Seeing ideals in a practical light

Josh Kopelman tweeted a link to this in February and it’s been sitting in my Pocket ever since. Robert A. Heinlein’s “This I Believe,” written in 1952 and read posthumously by his wife Virginia when she accepted NASA’s Distinguished Public Service Medal in 1988 on his behalf:

“I am not going to talk about religious beliefs but about matters so obvious that it has gone out of style to mention them. I believe in my neighbors. I know their faults, and I know that their virtues far outweigh their faults. “Take Father Michael down our road a piece. I’m not of his creed, but I know that goodness and charity and lovingkindness shine in his daily actions. I believe in Father Mike. If I’m in trouble, I’ll go to him.” …

“I believe in my townspeople. You can know on any door in our town saying, ‘I’m hungry,’ and you will be fed. Our town is no exception. I’ve found the same ready charity everywhere. But for the one who says, ‘To heck with you – I got mine,’ there are a hundred, a thousand who will say, “Sure, pal, sit down.” …

“I believe in my fellow citizens. Our headlines are splashed with crime yet for every criminal there are 10,000 honest, decent, kindly men. If it were not so, no child would live to grow up. Business could not go on from day to day. Decency is not news. It is buried in the obituaries, but is a force stronger than crime. I believe in the patient gallentry of nurses and the tedious sacrifices of teachers. I believe in the unseen and unending fight against desperate odds that goes on quietly in almost every home in the land. …

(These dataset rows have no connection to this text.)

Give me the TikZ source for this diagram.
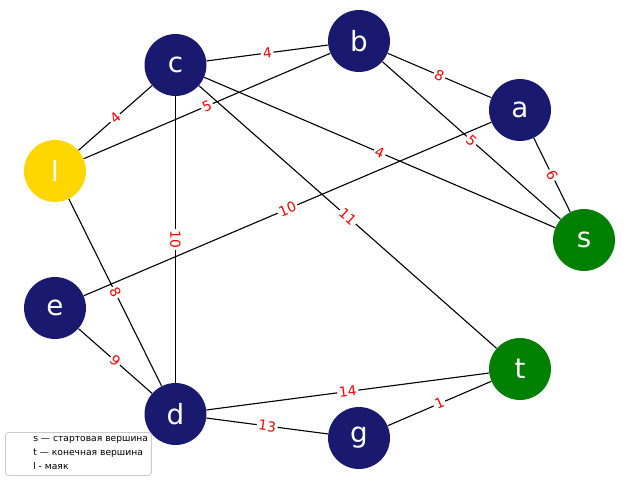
\documentclass[tikz,border=0pt]{standalone}
\usepackage{fontspec}
\setmainfont{DejaVu Sans}
\begin{document}
\begin{tikzpicture}[x=0.72pt,y=-0.72pt,
  vtx/.style={circle,minimum size=44.6pt,inner sep=0pt,text=white,font=\fontsize{20}{24}\selectfont},
  plain/.style={vtx,fill=navyv},
  beacon/.style={vtx,fill=goldv},
  term/.style={vtx,fill=greenv},
  wtbase/.style={midway,fill=white,inner sep=1.2pt,text=red,font=\fontsize{10}{12}\selectfont},
  wt/.style={wtbase,sloped},
  edge/.style={draw=black,line width=0.8pt},
  legtext/.style={anchor=west,inner sep=0pt,font=\fontsize{6.6}{8}\selectfont}]
\definecolor{navyv}{RGB}{25,25,112}
\definecolor{goldv}{RGB}{255,215,0}
\definecolor{greenv}{RGB}{0,128,0}
\useasboundingbox (0,0) rectangle (640,480);
% vertices
\node[plain]  (c) at (175.5,65)  {c};
\node[plain]  (b) at (359,41)  {b};
\node[plain]  (a) at (520,110) {a};
\node[beacon] (l) at (55,171)  {l};
\node[term]   (s) at (584,240) {s};
\node[plain]  (e) at (55,308)  {e};
\node[term]   (t) at (520,369) {t};
\node[plain]  (d) at (175.5,414) {d};
\node[plain]  (g) at (359,438) {g};
% weighted edges
\draw[edge] (c) -- node[wt]{4} (b);
\draw[edge] (b) -- node[wt]{8} (a);
\draw[edge] (l) -- node[wt]{4} (c);
\draw[edge] (l) -- node[wt]{5} (b);
\draw[edge] (c) -- node[wt]{4} (s);
\draw[edge] (b) -- node[wt]{5} (s);
\draw[edge] (a) -- node[wt]{6} (s);
\draw[edge] (e) -- node[wt]{10} (a);
\draw[edge] (c) -- node[wt]{11} (t);
\draw[edge] (c) -- node[wtbase,rotate=-90]{10} (d);
\draw[edge] (l) -- node[wt]{8} (d);
\draw[edge] (e) -- node[wt]{9} (d);
\draw[edge] (d) -- node[wt]{14} (t);
\draw[edge] (d) -- node[wt]{13} (g);
\draw[edge] (g) -- node[wt]{1} (t);
% legend
\node[draw=black!20,fill=white,fill opacity=0.8,text opacity=1,rounded corners=2pt,line width=0.6pt,
  minimum width=105.1pt,minimum height=31pt,anchor=north west,inner sep=0pt] (leg) at (5,432) {};
\node[legtext] (l1) at (33,440) {s — стартовая вершина};
\node[legtext] (l2) at (33,453) {t — конечная вершина};
\node[legtext] (l3) at (33,466) {l - маяк};
\end{tikzpicture}
\end{document}
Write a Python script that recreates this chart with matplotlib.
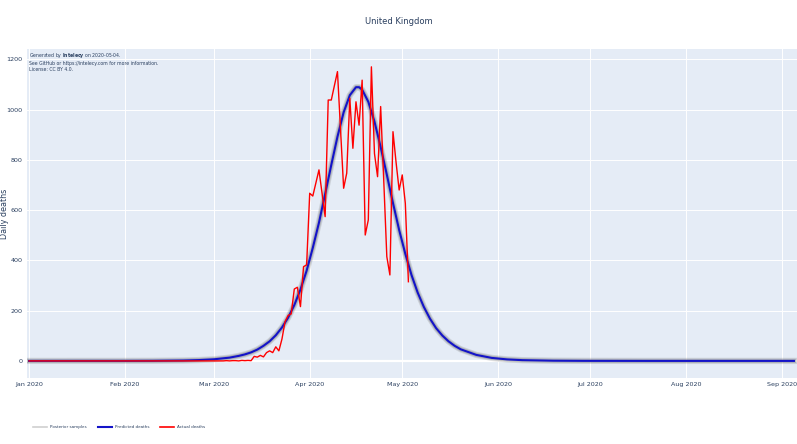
import numpy as np
import matplotlib.pyplot as plt
import matplotlib.dates as mdates
from matplotlib.lines import Line2D

start = np.datetime64('2020-01-01')

# Actual daily deaths, one value per day from 2020-01-01 to 2020-05-03
actual_deaths = [0] * 60 + [
    0, 0, 0, 0, 1, 0, 1, 1, 0, 2, 1, 2,           # Mar 1 - Mar 12
    1, 18, 15, 22, 16, 33, 40, 33, 56, 40,        # Mar 13 - Mar 22
    87, 156, 181, 187, 286, 293, 216, 375, 382,   # Mar 23 - Mar 31
    667, 656, 708, 760, 667, 574, 1038, 1038, 1095, 1151,
    919, 687, 747, 1045, 846, 1031, 938, 1117, 501, 561,
    1170, 825, 733, 1012, 720, 415, 342, 912, 790, 680,   # Apr 1 - Apr 30
    740, 627, 315,                                # May 1 - May 3
]

# Predicted (posterior mean) deaths, read at these day offsets from Jan 1
pred_days = [0, 30, 40, 50, 55, 60, 65, 68, 70, 72, 74, 76, 78, 80, 82, 84, 86,
             88, 90, 92, 94, 96, 98, 100, 102, 104, 106, 107, 108, 110, 112,
             114, 116, 118, 120, 122, 124, 126, 128, 130, 132, 134, 136, 138,
             140, 145, 150, 155, 160, 170, 180, 200, 248]
pred_deaths = [0, 0.1, 0.4, 1.6, 3.3, 6.5, 13, 20, 26, 34, 45, 60, 78, 102, 133, 172, 222,
               284, 359, 450, 550, 664, 780, 892, 989, 1057, 1089, 1089, 1079, 1031, 952,
               851, 741, 628, 521, 426, 342, 272, 215, 168, 130, 101, 78, 60,
               46, 24, 12, 6, 3, 0.8, 0.2, 0, 0]

month_ticks = ['2020-01-01', '2020-02-01', '2020-03-01', '2020-04-01', '2020-05-01',
               '2020-06-01', '2020-07-01', '2020-08-01', '2020-09-01']
y_ticks = [0, 200, 400, 600, 800, 1000, 1200]

actual_dates = start + np.arange(len(actual_deaths)).astype('timedelta64[D]')
pred_dates = start + np.array(pred_days).astype('timedelta64[D]')

txt = '#2a3f5f'
fig = plt.figure(figsize=(7.97, 4.44), dpi=100)
ax = fig.add_axes([27 / 797, 1 - 378 / 444, 770 / 797, (378 - 49.5) / 444])
ax.set_facecolor('#E5ECF6')
for s in ax.spines.values():
    s.set_visible(False)
ax.grid(True, color='white', lw=0.7)
ax.set_axisbelow(True)
ax.axhline(0, color='white', lw=1.6, zorder=0.5)

# posterior samples drawn as a soft grey halo around the prediction
ax.plot(pred_dates, pred_deaths, color='#555555', lw=4.5, alpha=0.18, zorder=2)
ax.plot(pred_dates, pred_deaths, color='#333333', lw=3.0, alpha=0.2, zorder=2)
ax.plot(pred_dates, pred_deaths, color='#1414c8', lw=1.5, zorder=3)
ax.plot(actual_dates, actual_deaths, color='#ff0000', lw=1.0, zorder=4)

ax.set_xlim(np.datetime64('2019-12-31T08'), np.datetime64('2020-09-06'))
ax.set_ylim(-68, 1239)
ax.set_xticks([np.datetime64(d) for d in month_ticks])
ax.xaxis.set_major_formatter(mdates.DateFormatter('%b %Y'))
ax.set_yticks(y_ticks)
ax.tick_params(length=0, labelsize=4.6, colors=txt, pad=3)
ax.set_ylabel('Daily deaths', fontsize=5.8, color=txt)
ax.yaxis.set_label_coords(-0.0235, 0.5)

fig.text(0.5, 1 - 22 / 444, 'United Kingdom', ha='center', va='center',
         fontsize=6, color=txt)

ax.text(0.002, 0.995,
        'Generated by $\\bf{Intelecy}$ on 2020-05-04.\n'
        'See GitHub or https://intelecy.com for more information.\n'
        'License: CC BY 4.0.',
        transform=ax.transAxes, ha='left', va='top', fontsize=3.3,
        color=txt, linespacing=1.25)

handles = [Line2D([], [], color='#d0d0d0', lw=1.2),
           Line2D([], [], color='#1414c8', lw=1.5),
           Line2D([], [], color='red', lw=1.2)]
fig.legend(handles, ['Posterior samples', 'Predicted deaths', 'Actual deaths'],
           loc='center left', bbox_to_anchor=(33 / 797, 1 - 427 / 444), ncol=3,
           frameon=False, fontsize=3.0, labelcolor=txt, handlelength=3.4,
           columnspacing=2.6, handletextpad=0.7, borderpad=0, borderaxespad=0)

fig.savefig('out.png', dpi=100, facecolor='white')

“I believe that almost all politicians are honest. . .there are hundreds of politicians, low paid or not paid at all, doing their level best without thanks or glory to make our system work. If this were not true we would never have gotten past the 13 colonies.

I think this is great because it suggests that “idealism” happens when you reach a certain distance from the experience of the everyday sort of virtues Heinlein cites. So maybe criticism of “idealists” or just excessive cynicism is rooted in a lack of experience of everyday virtues.

Cynicism isn’t useful to anyone. I think it’s the earnest and hopeful who have more in common with the realists than the so-called hard-nosed cynics who pretend to know the way of things.